Devo a ideia dessa pauta a uma pediatra, preocupada com alguns pequenos pacientes que praticamente só encaram de verdade uma tela de LCD. Refeições nas quais uma família esteja reunida têm se tornado incomuns; este é um exemplo de um evento cotidiano potencialmente rico em oportunidades de aprendizagens. Não se trata apenas de comer, mas de comer enquanto cada um se alimenta de valores, informações sobre a subjetividade do outro, um monte de coisas importantes atravessam a sala de jantar, unindo os convivas. A condição essencial é que em cada pessoa haja um par de ouvidos e/ou de olhos antenados no ambiente social.

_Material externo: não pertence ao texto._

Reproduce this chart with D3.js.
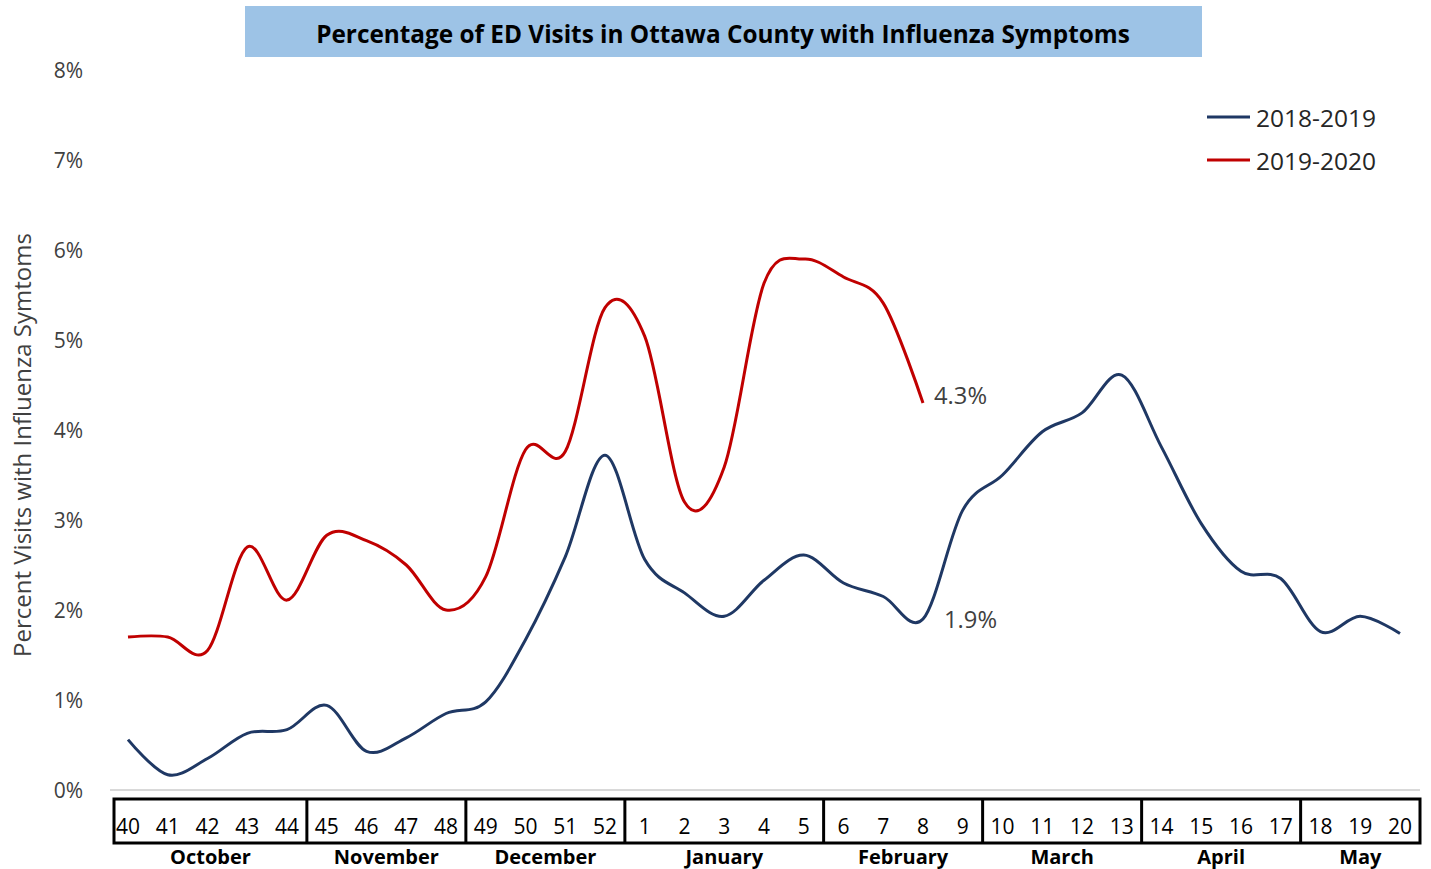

Acontece que atualmente a situação mais comum, seja no cotidiano das famílias ou mesmo em reuniões de trabalho, situações de romance, no cinema, no teatro, nas salas de aula, quase em qualquer lugar, é que os olhares estejam voltados para um tablete, TV, computador ou celular. Já atendi uma família que se comunicava por mensagem de texto estando na mesma casa. Mães superatarefadas se sentem tranquilas deixando seus pequenos assistindo a vídeos e brincando com um celular ou tablet. Dá para entender as razões pelas quais agem assim.
Tablet demais e olho no olho de menos na vida de uma criança e adolescente podem prejudicar seu desenvolvimento emocional, reduzindo sua capacidade de ser empática e de interpretar as nuances do comportamento das pessoas significativas que a cercam. Não demonizo games e apps, mas isso tudo é como remédio: há doses que curam e outras que intoxicam.